§ **EXERCISE PROMPT**
Find the word "this" in the listing; pull out each line holding it.

(Figure scripts)
....

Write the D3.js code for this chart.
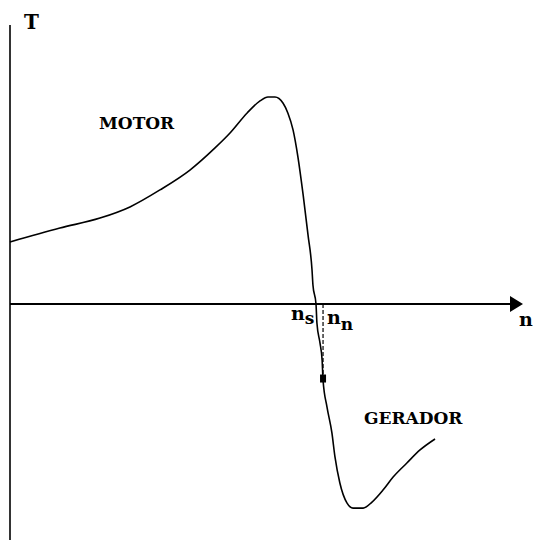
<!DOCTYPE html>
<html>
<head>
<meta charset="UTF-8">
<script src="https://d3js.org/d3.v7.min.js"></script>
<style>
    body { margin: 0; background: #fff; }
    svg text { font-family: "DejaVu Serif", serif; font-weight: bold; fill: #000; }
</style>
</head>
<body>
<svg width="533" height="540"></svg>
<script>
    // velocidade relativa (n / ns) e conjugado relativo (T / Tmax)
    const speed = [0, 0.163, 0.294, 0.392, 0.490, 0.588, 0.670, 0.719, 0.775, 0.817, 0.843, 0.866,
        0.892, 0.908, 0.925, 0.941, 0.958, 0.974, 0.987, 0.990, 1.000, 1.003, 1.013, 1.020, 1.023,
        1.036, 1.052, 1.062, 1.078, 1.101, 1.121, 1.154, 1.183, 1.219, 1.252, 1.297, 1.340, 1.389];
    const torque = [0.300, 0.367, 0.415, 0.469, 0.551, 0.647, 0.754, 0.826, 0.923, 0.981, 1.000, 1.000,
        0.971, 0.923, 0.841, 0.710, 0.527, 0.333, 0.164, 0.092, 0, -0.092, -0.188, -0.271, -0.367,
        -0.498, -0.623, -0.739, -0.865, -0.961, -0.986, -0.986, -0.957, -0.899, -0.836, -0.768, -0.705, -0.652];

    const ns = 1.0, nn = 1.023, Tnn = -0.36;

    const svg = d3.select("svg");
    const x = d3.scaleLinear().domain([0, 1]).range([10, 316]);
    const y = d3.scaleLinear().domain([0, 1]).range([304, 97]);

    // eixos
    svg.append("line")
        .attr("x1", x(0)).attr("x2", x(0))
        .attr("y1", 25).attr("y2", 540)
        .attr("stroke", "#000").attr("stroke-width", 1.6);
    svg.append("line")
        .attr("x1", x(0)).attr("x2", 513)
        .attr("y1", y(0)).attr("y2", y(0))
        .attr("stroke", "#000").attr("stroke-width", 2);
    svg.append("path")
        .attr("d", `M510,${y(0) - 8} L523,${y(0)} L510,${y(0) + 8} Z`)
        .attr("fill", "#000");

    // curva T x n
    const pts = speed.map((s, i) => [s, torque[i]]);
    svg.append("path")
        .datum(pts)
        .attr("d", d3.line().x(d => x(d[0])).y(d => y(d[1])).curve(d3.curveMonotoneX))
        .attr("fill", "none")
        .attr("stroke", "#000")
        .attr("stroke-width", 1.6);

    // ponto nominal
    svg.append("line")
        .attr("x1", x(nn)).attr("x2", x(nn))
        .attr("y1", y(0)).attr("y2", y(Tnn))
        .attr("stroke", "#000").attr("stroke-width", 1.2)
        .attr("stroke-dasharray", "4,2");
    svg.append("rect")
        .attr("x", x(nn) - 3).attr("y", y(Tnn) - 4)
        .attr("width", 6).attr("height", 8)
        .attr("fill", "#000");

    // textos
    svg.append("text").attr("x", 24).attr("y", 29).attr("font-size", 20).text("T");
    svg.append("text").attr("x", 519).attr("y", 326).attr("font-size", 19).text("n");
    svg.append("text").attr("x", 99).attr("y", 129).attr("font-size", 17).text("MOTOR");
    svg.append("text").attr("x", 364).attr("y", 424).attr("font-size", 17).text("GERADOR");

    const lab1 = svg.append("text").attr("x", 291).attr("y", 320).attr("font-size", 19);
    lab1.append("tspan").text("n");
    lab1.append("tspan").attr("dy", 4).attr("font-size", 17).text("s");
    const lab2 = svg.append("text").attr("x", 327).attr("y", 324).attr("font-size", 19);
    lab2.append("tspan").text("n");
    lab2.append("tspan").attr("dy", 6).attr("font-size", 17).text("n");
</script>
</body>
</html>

....

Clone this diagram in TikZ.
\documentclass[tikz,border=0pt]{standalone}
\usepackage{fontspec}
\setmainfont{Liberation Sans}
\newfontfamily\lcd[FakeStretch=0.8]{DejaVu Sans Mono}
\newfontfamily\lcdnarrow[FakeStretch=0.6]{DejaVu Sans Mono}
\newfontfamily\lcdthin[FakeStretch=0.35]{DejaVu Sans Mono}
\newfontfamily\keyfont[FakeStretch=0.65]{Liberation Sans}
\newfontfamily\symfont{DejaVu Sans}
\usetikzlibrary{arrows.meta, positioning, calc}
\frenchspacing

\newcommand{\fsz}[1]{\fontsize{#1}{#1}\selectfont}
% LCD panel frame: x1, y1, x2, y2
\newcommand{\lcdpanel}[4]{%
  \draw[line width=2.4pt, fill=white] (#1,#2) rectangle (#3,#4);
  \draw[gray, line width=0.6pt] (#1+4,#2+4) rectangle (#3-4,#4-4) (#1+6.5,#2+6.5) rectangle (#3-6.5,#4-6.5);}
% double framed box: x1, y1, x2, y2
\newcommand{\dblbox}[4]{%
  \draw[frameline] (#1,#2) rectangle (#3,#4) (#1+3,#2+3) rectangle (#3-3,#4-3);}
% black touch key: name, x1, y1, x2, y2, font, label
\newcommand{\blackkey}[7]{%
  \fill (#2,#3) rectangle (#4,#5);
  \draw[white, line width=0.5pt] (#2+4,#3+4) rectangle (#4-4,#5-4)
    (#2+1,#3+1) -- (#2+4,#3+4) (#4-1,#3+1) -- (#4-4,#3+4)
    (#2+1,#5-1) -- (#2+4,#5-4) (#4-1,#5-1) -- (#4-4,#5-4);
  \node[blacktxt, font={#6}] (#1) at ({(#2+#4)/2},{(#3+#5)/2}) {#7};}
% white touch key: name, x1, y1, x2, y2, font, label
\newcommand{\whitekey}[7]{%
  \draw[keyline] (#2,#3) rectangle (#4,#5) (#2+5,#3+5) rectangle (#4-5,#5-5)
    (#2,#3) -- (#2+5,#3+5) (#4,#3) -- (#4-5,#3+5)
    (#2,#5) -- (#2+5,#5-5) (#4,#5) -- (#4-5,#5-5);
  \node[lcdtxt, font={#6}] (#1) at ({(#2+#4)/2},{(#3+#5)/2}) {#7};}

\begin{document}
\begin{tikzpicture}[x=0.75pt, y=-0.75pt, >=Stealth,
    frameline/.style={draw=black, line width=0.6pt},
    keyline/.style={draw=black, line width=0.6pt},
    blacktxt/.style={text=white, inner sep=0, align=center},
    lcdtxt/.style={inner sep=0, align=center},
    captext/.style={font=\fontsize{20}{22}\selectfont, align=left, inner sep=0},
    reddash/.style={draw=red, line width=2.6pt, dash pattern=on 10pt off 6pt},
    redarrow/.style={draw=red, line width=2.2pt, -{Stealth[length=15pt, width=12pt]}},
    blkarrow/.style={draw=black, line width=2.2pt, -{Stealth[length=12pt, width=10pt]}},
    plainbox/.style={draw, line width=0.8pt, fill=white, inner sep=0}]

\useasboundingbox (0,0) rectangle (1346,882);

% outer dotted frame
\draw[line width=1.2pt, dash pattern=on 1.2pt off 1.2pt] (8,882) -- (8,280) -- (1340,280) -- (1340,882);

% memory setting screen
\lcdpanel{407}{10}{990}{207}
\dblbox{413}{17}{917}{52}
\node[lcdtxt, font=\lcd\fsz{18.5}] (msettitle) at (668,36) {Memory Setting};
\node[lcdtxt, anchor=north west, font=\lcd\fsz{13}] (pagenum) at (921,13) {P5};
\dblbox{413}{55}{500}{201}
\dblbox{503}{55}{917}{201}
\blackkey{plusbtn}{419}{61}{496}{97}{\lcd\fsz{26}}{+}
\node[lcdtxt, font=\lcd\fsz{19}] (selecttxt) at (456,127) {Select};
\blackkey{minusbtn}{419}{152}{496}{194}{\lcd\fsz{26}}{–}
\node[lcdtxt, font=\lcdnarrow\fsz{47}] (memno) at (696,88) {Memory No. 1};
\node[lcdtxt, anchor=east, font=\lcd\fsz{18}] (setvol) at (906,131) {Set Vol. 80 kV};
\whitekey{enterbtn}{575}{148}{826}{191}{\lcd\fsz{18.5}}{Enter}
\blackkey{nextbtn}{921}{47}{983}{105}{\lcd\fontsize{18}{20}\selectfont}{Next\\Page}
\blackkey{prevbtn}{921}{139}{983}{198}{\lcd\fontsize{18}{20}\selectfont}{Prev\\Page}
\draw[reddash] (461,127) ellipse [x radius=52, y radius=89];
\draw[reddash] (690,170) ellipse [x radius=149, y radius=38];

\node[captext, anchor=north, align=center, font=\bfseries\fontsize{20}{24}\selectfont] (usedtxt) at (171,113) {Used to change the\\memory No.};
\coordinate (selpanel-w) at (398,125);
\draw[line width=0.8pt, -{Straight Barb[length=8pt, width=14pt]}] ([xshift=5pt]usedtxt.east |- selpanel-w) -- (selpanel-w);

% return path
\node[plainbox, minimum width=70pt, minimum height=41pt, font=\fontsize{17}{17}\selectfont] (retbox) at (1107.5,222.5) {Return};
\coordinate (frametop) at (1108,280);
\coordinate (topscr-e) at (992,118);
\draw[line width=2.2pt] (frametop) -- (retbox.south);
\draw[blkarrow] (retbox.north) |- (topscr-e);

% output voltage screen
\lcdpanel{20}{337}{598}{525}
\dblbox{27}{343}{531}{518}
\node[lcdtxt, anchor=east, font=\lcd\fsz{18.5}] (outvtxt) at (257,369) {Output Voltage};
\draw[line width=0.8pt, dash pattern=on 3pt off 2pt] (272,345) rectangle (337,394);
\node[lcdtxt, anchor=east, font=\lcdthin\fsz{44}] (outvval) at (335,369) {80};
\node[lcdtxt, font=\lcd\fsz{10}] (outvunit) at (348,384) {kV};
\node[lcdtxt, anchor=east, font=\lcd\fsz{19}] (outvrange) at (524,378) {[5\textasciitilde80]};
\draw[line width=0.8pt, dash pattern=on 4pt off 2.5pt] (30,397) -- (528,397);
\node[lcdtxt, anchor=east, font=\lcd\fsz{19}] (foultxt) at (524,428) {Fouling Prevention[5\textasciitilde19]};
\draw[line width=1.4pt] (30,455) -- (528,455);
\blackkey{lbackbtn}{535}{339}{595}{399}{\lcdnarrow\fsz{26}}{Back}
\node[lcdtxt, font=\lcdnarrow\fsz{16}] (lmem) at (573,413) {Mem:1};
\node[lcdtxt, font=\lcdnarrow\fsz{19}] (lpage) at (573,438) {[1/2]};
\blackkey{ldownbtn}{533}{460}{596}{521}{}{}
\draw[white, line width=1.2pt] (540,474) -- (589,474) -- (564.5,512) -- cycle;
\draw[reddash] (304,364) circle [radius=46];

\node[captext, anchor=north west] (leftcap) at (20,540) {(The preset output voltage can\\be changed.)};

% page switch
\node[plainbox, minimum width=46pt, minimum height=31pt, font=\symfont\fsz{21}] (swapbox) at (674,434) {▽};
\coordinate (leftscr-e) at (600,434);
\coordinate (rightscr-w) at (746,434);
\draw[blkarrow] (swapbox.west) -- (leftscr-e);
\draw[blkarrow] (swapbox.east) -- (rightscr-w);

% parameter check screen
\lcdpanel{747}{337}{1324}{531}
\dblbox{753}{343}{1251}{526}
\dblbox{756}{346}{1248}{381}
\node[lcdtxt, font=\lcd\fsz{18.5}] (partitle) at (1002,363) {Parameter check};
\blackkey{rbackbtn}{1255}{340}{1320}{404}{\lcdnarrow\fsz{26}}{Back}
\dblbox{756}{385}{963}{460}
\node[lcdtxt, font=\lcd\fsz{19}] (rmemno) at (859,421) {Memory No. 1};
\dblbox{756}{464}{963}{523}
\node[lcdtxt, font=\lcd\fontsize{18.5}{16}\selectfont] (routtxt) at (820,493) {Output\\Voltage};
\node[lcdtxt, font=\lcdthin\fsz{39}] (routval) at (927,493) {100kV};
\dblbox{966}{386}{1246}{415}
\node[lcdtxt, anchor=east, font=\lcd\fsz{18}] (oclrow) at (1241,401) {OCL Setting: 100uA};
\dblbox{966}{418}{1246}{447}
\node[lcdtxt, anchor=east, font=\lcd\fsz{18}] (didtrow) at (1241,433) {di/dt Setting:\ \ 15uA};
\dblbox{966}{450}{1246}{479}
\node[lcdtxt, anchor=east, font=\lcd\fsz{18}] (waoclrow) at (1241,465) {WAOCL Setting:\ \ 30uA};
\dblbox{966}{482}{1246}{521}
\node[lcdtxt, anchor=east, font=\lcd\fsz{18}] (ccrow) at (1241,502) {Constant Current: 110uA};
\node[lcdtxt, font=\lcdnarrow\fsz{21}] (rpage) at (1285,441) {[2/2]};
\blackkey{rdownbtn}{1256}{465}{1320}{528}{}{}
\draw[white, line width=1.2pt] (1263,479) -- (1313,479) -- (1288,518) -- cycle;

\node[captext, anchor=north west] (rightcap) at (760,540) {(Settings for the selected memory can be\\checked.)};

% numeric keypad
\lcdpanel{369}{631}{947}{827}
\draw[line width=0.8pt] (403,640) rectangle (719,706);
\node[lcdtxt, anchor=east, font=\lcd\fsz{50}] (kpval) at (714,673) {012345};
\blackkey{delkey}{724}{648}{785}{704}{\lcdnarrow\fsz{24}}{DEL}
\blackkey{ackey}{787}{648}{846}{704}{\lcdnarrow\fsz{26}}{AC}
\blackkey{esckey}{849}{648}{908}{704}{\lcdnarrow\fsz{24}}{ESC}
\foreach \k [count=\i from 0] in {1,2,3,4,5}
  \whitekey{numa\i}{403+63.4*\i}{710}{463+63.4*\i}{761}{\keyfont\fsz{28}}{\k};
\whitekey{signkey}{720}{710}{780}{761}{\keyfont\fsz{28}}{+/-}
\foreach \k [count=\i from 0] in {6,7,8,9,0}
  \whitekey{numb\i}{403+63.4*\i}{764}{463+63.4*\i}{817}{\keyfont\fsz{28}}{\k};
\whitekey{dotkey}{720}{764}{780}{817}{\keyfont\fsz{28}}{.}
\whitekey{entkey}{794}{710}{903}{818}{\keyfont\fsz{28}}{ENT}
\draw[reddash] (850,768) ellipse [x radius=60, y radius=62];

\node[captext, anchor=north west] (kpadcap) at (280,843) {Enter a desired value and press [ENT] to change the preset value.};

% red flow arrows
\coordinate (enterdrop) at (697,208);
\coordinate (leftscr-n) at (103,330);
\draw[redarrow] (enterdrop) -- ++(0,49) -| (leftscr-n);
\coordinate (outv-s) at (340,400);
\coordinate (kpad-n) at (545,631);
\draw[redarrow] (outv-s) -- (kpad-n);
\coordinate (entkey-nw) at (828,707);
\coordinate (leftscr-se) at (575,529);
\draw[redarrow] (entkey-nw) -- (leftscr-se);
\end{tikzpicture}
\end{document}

....

§ **RESULT BELOW**
Write the D3.js code for this chart.
Clone this diagram in TikZ.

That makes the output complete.